I agree with the hon. Member. The COP26 policing effort of last year involved mutual aid. That involved, for example, training in Scots law for officers coming from England and Wales, so that created an additional training requirement as well. We have to think about those things. As for my own police experience, my specialism was in sexual offences; I was a sexual offences-trained officer, but from a general perspective, I policed football matches, marches and local demonstrations, and interpreted the law accordingly.
Returning to the evidence given by Chief Constable Noble, the chief constable for Staffordshire, if his numbers are reflective of England and Wales as a whole and assuming that no more officers need to be trained—although I have illustrated why I do not think that is the case—over 3,000 officers across England and Wales will have to be removed from duties and trained in these new laws. That is equivalent to about 125 lost days of frontline policing in local communities, and once those people are fully trained, they will need to be diverted from their duties to police the offences set out in the Bill.
It is logical to think that if it takes 25 officers, currently, to police a protest—I am not putting a number on how many people might be there—through the additional offence of being equipped to lock on, and opening the door to extensive stop and search, many more officers may be required. As I said on Tuesday, if we start arresting protesters, we will run out of police officers before we run out of protesters. I also remember Chief Superintendent Dolby talking about the fact that part of their safety techniques in dealing with protesters involves five police officers to arrest a single protester, so the Minister can quickly see how the odds shift.
Nearly 47,000 incidents of knife crime were reported to the police in England and Wales in 2021. That is 128 every day. There were nearly 185,000 sexual offences —more than 500 each day. Given the choice between having police officers responding to those calls, filling in paperwork for SDPOs or stopping and searching protesters, I think I know what I and the public would choose. In a recent YouGov poll, more than half of respondents stated that they do not have any confidence in the police to deal with crime. Traffic offences were the only crime that more people than not thought the police were handling with enough rigour.
I also know what the police would choose. That is because our witnesses told us, and because it is set out in the HMICFRS report. Accepting that protests do need policing, all the evidence tells us that best practice requires strong, pre-existing community relations, which simply cannot be established by constantly lifting police officers in and out of the day job and abstracting them to other duties.
I would hope that these amendments would just require the Government to properly look at how the police are resourced. Government Members want this legislation to be successful, but it will not be if the police are under-resourced. Again, Sir Peter Fahy referenced the fact that, in relation to the response to protest, the police could be viewed as incompetent. I am sure that those on the Government Benches would not like that to be the outcome of this legislation.

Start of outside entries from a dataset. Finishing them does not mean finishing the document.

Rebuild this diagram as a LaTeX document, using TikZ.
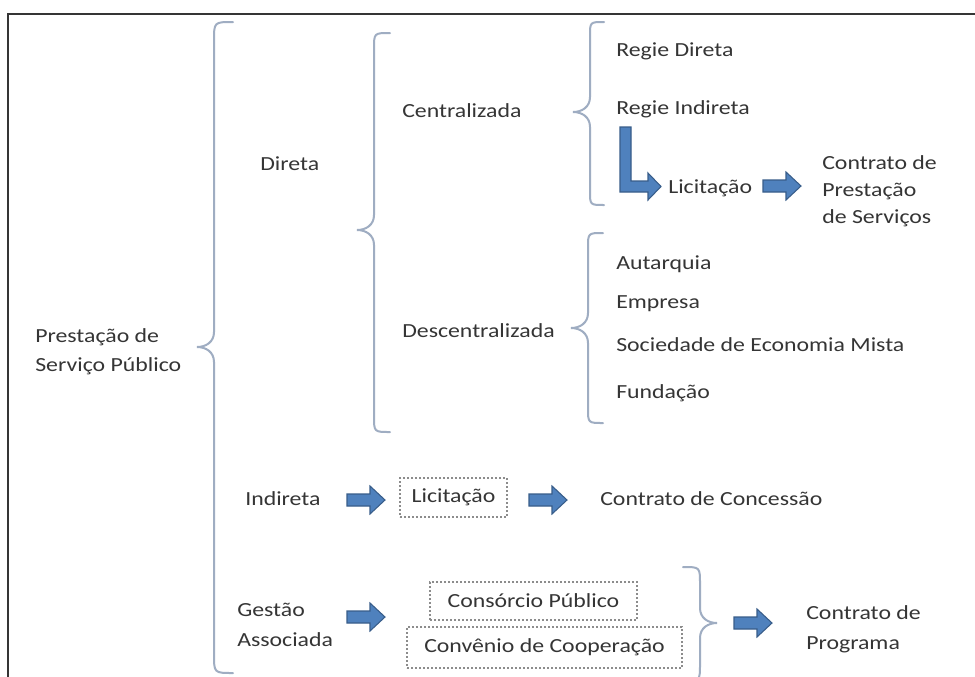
\documentclass[tikz,border=0pt]{standalone}
\usepackage{fontspec}
\setmainfont[FakeStretch=1.19]{Carlito}
\definecolor{txt}{HTML}{353535}
\definecolor{brc}{HTML}{9FADC2}
\definecolor{afill}{HTML}{4F81BD}
\definecolor{aline}{HTML}{385D8A}
\definecolor{dotc}{HTML}{8C8C8C}
\newcommand{\drawbraceL}[5]{% x, top, tip, bottom, curl
  \draw[bracestyle] ({#1+#5},#2) .. controls (#1,#2) .. (#1,{#2+#5}) -- (#1,{#3-15})
    .. controls (#1,{#3-5}) and ({#1-8},#3) .. ({#1-17},#3)
    .. controls ({#1-8},#3) and (#1,{#3+5}) .. (#1,{#3+15})
    -- (#1,{#4-#5}) .. controls (#1,#4) .. ({#1+#5},#4);}
\newcommand{\drawbraceR}[5]{% x, top, tip, bottom, curl
  \draw[bracestyle] ({#1-#5},#2) .. controls (#1,#2) .. (#1,{#2+#5}) -- (#1,{#3-15})
    .. controls (#1,{#3-5}) and ({#1+8},#3) .. ({#1+17},#3)
    .. controls ({#1+8},#3) and (#1,{#3+5}) .. (#1,{#3+15})
    -- (#1,{#4-#5}) .. controls (#1,#4) .. ({#1-#5},#4);}
\newcommand{\blockarrow}[2]{% x0, yc
  \filldraw[arrowstyle] (#1,{#2-6}) -- ({#1+23},{#2-6}) -- ({#1+23},{#2-14}) -- ({#1+38},#2)
    -- ({#1+23},{#2+14}) -- ({#1+23},{#2+6}) -- (#1,{#2+6}) -- cycle;}
\tikzset{
  lbl/.style={anchor=base west, inner sep=0pt, text=txt, font=\fontsize{15}{18}\selectfont},
  mlbl/.style={anchor=west, inner sep=0pt, text=txt, align=left},
  dotbox/.style={draw=dotc, line width=0.8pt, dash pattern=on 1.2pt off 1.8pt, inner sep=0pt, text=txt, font=\fontsize{15}{18}\selectfont},
  bracestyle/.style={draw=brc, line width=1.5pt, line cap=round},
  arrowstyle/.style={fill=afill, draw=aline, line width=0.8pt, line join=miter},
}
\begin{document}
\begin{tikzpicture}[x=0.75pt,y=-0.75pt]
\path[use as bounding box] (0,0) rectangle (975,676);
\clip (0,0) rectangle (975,676);
\fill[white] (0,0) rectangle (975,676);
% frame
\draw[line width=1.5pt, draw=txt] (7.5,690) -- (7.5,13.5) -- (980,13.5);

% braces
\drawbraceL{214}{22}{347}{673}{19}
\drawbraceL{374}{33}{230}{432}{16}
\drawbraceL{590}{22}{112}{205}{14}
\drawbraceL{588}{233}{328}{423}{15}
\drawbraceR{700}{567}{623}{681}{17}

% labels
\node[mlbl, font=\fontsize{15}{21.75}\selectfont] (psp) at (35,352) {Prestação de\\Serviço Público};
\node[lbl] (direta) at (260,170) {Direta};
\node[lbl] (central) at (402,117) {Centralizada};
\node[lbl] (descent) at (402,337) {Descentralizada};
\node[lbl] (rdir) at (616,56) {Regie Direta};
\node[lbl] (rind) at (616,114) {Regie Indireta};
\node[lbl] (lic1) at (668,193) {Licitação};
\node[mlbl, font=\fontsize{15}{20.25}\selectfont] (cps) at (822,191) {Contrato de\\Prestação\\de Serviços};
\node[lbl] (aut) at (616,269) {Autarquia};
\node[lbl] (emp) at (616,308) {Empresa};
\node[lbl] (sem) at (616,351) {Sociedade de Economia Mista};
\node[lbl] (fun) at (616,398) {Fundação};
\node[lbl] (indireta) at (245,505) {Indireta};
\node[dotbox, minimum width=107*0.75pt, minimum height=39*0.75pt] (lic2) at (453.5,497.5) {Licitação};
\node[lbl] (conc) at (600,505) {Contrato de Concessão};
\node[mlbl, font=\fontsize{15}{22.5}\selectfont] (gest) at (237,625) {Gestão\\Associada};
\node[dotbox, minimum width=207*0.75pt, minimum height=38*0.75pt] (consp) at (533.5,601) {Consórcio Público};
\node[dotbox, minimum width=275*0.75pt, minimum height=41*0.75pt] (convc) at (544.5,647.5) {Convênio de Cooperação};
\node[mlbl, font=\fontsize{15}{22.5}\selectfont] (cprog) at (806,629) {Contrato de\\Programa};

% L arrow from Regie Indireta to Licitação
\filldraw[arrowstyle] (620,127) -- (631,127) -- (631,181) -- (648,181) -- (648,173) -- (661,186.5)
  -- (648,200) -- (648,192) -- (620,192) -- cycle;

% block arrows
\blockarrow{763}{186}
\blockarrow{347}{500}
\blockarrow{529}{500}
\blockarrow{347}{617}
\blockarrow{734}{623}
\end{tikzpicture}
\end{document}
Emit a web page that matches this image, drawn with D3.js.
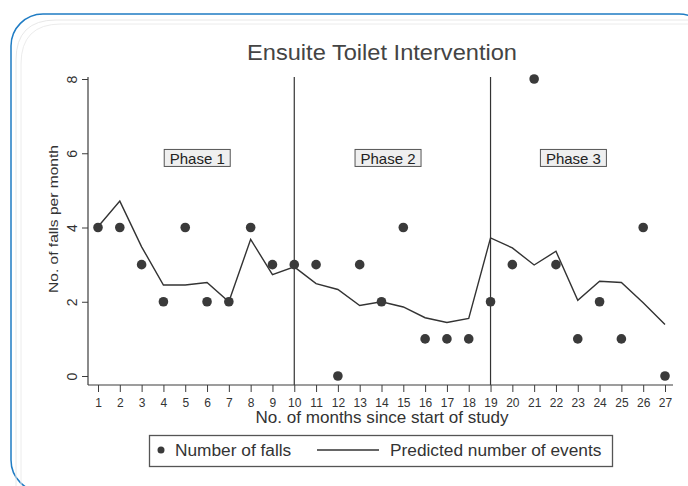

The Minister heard the same evidence that I did, and he will have heard the same significant concerns about resourcing. Will we get to a position where, in all areas, police officers have been called to deal with protests, and where a demonstration is more strongly policed than crime? The police cannot be given more work and left to struggle. I would argue that all our communities deserve more. I am potentially looking to withdraw my amendment, but I would be happy to discuss, constructively, with the Minister, how we ensure that capability is there.